Global natural gas demand is expected to steadily increase in the coming decades as developing economies continue growing and the West uses more of the fuel. Established energy trade patterns are also expected to shift eastward to emerging market demand centers as more gas is produced in the western hemisphere. Business activity at one of the world’s major engineering firms appears to be evolving in step with these emerging energy market trends.
“The best way to get $8 [natural] gas is to act like it’s going to be $3,” Dean Oskvig, President and CEO of Black & Veatch’s energy business recently told Breaking Energy. Increasing US unconventional gas reserves and output, which have kept US prices below historical norms, could in spur consumption and shift supply/demand fundamentals so that prices rapidly increase. The threat remains unrealized for now, with natural gas prices still near historic lows.
There is much talk in the US of greater natural gas use for power generation, industrial use, heating, exports and transportation that together could cause consumption to spike above current levels. And as gas production in the US – and Canada – grows, demand from higher-value overseas markets in Europe and Asia increases. “There is a trifurcated natural gas market globally,” said Oskvig, where prices in Asia and Europe are currently much higher than in North America.

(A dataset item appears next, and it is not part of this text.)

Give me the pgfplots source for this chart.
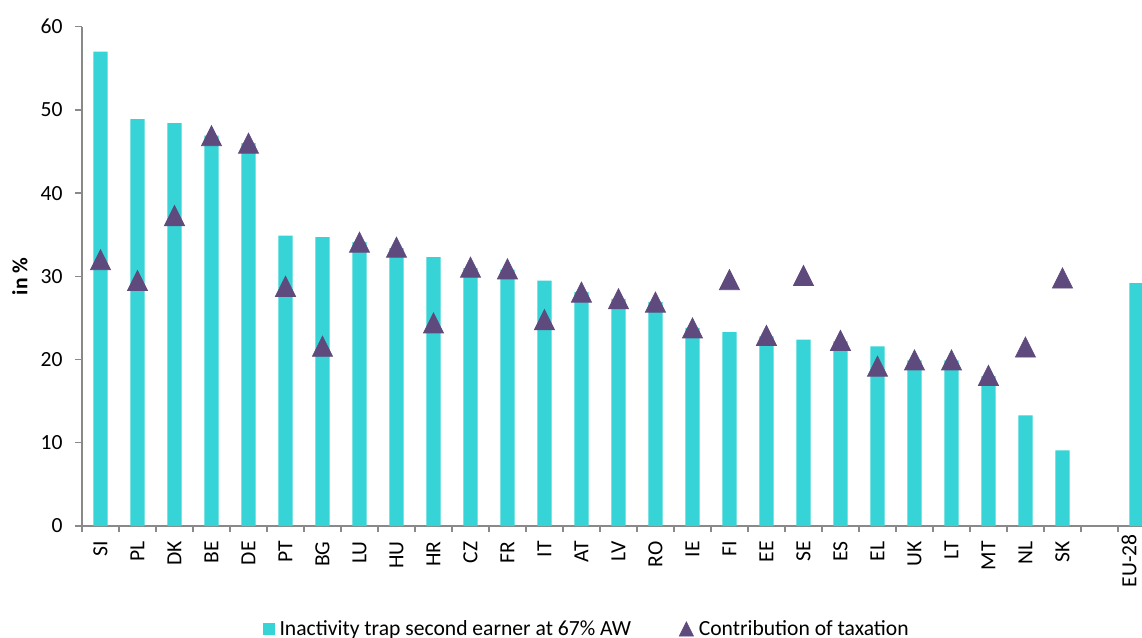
\documentclass[border=0pt]{standalone}
\usepackage{fontspec}
\setmainfont{Carlito}
\usepackage{pgfplots}
\pgfplotsset{compat=1.18}
\definecolor{barc}{HTML}{36D4D6}
\definecolor{tric}{HTML}{5E4A7D}
\definecolor{axc}{HTML}{898989}
\begin{document}
\begin{tikzpicture}[font=\fontsize{10.8}{13}\selectfont]
\begin{axis}[
  at={(0,0)}, anchor=south west,
  scale only axis, width=530pt, height=249.65pt,
  xmin=-0.5, xmax=28.15, ymin=0, ymax=60,
  axis x line*=bottom, axis y line*=left,
  axis line style={axc, line width=1pt},
  tick align=outside,
  major tick length=3.5pt,
  minor tick length=3pt,
  ytick={0,10,20,30,40,50,60},
  y tick style={axc, line width=0.7pt},
  /pgf/number format/assume math mode=true,
  yticklabel style={anchor=east, inner sep=0pt, xshift=-6pt},
  xtick={0,1,2,3,4,5,6,7,8,9,10,11,12,13,14,15,16,17,18,19,20,21,22,23,24,25,26},
  xticklabels={SI,PL,DK,BE,DE,PT,BG,LU,HU,HR,CZ,FR,IT,AT,LV,RO,IE,FI,EE,SE,ES,EL,UK,LT,MT,NL,SK},
  extra x ticks={27.8},
  extra x tick labels={EU-28},
  extra x tick style={major tick length=0pt},
  major x tick style={draw=none},
  minor xtick={-0.5,0.5,1.5,2.5,3.5,4.5,5.5,6.5,7.5,8.5,9.5,10.5,11.5,12.5,13.5,14.5,15.5,16.5,17.5,18.5,19.5,20.5,21.5,22.5,23.5,24.5,25.5,26.5,27.5},
  minor x tick style={draw=axc, line width=0.7pt},
  xticklabel style={rotate=90, anchor=east, inner sep=0pt, inner xsep=4pt},
  ylabel={\textbf{in \%}},
  ylabel style={at={(axis description cs:-0.0585,0.5)}, anchor=center},
  legend columns=2,
  legend style={at={(axis description cs:0.4778,0)}, yshift=-51.5pt, anchor=center, draw=none, fill=none,
    /tikz/every even column/.append style={column sep=21.5pt},
    nodes={inner xsep=2.5pt, inner ysep=1pt}},
]
\addplot[ybar, bar width=7.2pt, fill=barc, draw=none,
  legend image code/.code={\fill[barc] (0pt,-3pt) rectangle (5.7pt,3pt);}]
  coordinates {
  (0,57.0) (1,48.9) (2,48.4) (3,46.9) (4,46.0) (5,34.9) (6,34.7) (7,34.1) (8,33.4)
  (9,32.3) (10,31.0) (11,30.8) (12,29.5) (13,28.1) (14,27.3) (15,26.9) (16,23.8)
  (17,23.3) (18,22.8) (19,22.4) (20,22.2) (21,21.6) (22,19.9) (23,19.9) (24,18.0)
  (25,13.3) (26,9.1) (28,29.2)};
\addlegendentry{Inactivity trap second earner at 67\% AW}
\addplot[only marks, mark=triangle*, mark size=6.67pt,
  mark options={fill=tric, draw=tric, xscale=0.866, yshift=-1.67pt},
  legend image code/.code={\fill[tric] (0pt,-3.5pt) -- (7pt,-3.5pt) -- (3.5pt,3.5pt) -- cycle;}]
  coordinates {
  (0,32.0) (1,29.5) (2,37.3) (3,46.9) (4,46.0) (5,28.8) (6,21.6) (7,34.1) (8,33.5)
  (9,24.4) (10,31.1) (11,30.9) (12,24.8) (13,28.1) (14,27.3) (15,26.9) (16,23.8)
  (17,29.6) (18,22.9) (19,30.1) (20,22.3) (21,19.2) (22,19.95) (23,19.95) (24,18.1)
  (25,21.5) (26,29.8)};
\addlegendentry{Contribution of taxation}
\end{axis}
\pgfresetboundingbox
\useasboundingbox (-41pt,-56pt) rectangle (530pt,263pt);
\end{tikzpicture}
\end{document}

The best way to get $8 [natural] gas is to act like it’s going to be $3″ Oskvig
“By 2022 Black & Veatch is projecting 4 billion cubic feet per day of LNG exports from Canada and the Lower 48 states with an additional 2 Bcf/d from Alaska coming online in 2023. Currently, projected United States (Lower 48) exports include 2 Bcf/d from the Cheniere facility in South Louisiana, but we anticipate revising this figure upward in future reports closer to ~6 Bcf/day.

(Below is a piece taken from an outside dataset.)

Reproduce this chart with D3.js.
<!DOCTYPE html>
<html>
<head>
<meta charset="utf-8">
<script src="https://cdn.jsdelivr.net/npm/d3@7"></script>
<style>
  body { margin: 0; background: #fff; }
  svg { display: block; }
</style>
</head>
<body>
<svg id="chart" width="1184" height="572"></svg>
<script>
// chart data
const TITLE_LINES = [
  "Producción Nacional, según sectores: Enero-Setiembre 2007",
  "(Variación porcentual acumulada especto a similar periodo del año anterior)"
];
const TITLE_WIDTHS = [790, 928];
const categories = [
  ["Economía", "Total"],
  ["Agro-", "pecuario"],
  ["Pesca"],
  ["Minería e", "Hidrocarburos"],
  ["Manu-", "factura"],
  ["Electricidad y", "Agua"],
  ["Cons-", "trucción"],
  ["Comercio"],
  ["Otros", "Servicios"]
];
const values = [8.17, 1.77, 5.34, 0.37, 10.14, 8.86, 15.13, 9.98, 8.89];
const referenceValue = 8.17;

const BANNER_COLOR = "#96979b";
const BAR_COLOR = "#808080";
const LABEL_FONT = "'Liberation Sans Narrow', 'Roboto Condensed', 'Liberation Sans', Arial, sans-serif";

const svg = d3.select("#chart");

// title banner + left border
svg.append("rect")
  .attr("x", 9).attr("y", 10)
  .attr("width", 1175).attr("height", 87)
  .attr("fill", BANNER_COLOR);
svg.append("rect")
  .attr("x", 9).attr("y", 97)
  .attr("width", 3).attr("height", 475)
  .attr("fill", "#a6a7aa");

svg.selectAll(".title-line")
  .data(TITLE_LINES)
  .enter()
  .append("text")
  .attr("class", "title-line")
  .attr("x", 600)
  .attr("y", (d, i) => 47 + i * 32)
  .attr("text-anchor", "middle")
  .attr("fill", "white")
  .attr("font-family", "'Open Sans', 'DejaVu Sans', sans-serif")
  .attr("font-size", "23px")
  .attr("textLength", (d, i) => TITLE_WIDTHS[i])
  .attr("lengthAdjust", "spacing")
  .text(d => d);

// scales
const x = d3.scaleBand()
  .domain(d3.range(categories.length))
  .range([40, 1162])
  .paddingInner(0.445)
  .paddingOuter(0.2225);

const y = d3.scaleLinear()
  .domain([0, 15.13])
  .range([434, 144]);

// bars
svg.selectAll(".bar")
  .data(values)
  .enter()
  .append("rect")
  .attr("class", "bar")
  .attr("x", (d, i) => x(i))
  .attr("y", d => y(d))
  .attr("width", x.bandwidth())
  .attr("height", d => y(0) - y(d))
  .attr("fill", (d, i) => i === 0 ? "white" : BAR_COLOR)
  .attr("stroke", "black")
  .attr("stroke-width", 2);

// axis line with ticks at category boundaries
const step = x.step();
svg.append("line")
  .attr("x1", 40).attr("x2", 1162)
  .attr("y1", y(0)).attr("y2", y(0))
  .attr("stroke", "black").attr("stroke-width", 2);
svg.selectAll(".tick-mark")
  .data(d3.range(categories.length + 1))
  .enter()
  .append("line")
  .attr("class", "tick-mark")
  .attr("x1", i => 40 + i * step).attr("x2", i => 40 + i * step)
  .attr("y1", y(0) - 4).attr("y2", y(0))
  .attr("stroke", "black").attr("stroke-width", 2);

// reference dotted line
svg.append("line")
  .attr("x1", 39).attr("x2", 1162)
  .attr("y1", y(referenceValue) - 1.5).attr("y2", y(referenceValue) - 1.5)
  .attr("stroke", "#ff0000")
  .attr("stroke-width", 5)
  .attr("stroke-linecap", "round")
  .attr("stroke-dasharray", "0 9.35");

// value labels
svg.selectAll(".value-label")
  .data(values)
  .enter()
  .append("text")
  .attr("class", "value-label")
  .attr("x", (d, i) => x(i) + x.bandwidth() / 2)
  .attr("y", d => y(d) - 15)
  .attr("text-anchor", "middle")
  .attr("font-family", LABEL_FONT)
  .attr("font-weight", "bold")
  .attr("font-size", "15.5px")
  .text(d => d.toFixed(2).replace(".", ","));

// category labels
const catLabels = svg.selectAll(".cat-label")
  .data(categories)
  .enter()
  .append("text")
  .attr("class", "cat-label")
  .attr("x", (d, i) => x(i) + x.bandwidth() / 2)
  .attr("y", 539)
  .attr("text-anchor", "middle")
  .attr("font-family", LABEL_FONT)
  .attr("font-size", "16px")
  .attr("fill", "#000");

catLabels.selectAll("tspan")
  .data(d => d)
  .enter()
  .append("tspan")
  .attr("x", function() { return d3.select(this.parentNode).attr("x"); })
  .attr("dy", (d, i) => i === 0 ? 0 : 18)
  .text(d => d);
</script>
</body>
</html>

This is in keeping with the recent DOE study release indicating a likely easing of regulatory constraints, and a general view that the global market will support” additional US LNG export volumes, the company said in an email.
“In the near term, Asia represents a strong market for Texas/Louisiana gas, and in our estimate, likely export terminal locations will be found in South Louisiana (based on its market liquidity) and South Texas, where new projects provide outlets for stranded gas to Asian markets via the Panama Canal.”
So How is B&V Responding to these Emerging Trends?
China’s seemingly insatiable thirst for energy has resulted in rapid LNG import infrastructure expansion.
And in addition to the higher profile LNG terminals being constructed along the coast, China is utilizing smaller-scale liquefaction and regasification projects to transport gas to otherwise isolated inland regions via truck. B&V has worked on “several” such projects in China according to Oskvig, including a 200,000 metric ton/year facility in Erdos, inner Mongolia that is featured on the B&V website.
Interestingly, smaller-scale inland LNG projects appear to be gaining traction in North America as well. A recent EnCana and Ferus LNG joint venture announced plans to construct a facility in Western Canada designed specifically to fuel “high-horsepower (“HHP”) engines used in drilling rigs, pressure pumping services, and heavy-duty highway and off-road trucks. Other HHP applications for this LNG supply include rail, mining, and remote power generation,” the companies said in a statement.
Another example of natural gas taking a larger share of the global energy mix – as well as the inter-related nature of global energy development – involves the proliferation of floating LNG technology. Many countries are siting LNG terminals offshore near major demand centers because these facilities are often less expensive, easier to site and offer greater flexibility than constructing permanent onshore facilities. Companies are also using the technology to develop remote offshore gas fields.
Black & Veatch is conducting the engineering and procurement portion of a floating liquefaction and regasification project being constructed in China for deployment in Colombia.
Both the inland LNG and floating LNG projects utilize the patented PRICO process, which at its most basic level is “an energy-efficient process to make energy,” said Oskvig.
The process was also selected by Excelerate Energy, one of the world’s leading floating LNG developers, with a fleet of 9 floating storage and regasification units. Floating LNG appears to have carved out a solid niche in the global LNG business and Oskvig thinks B&V will be involved in “several more” such projects going forward.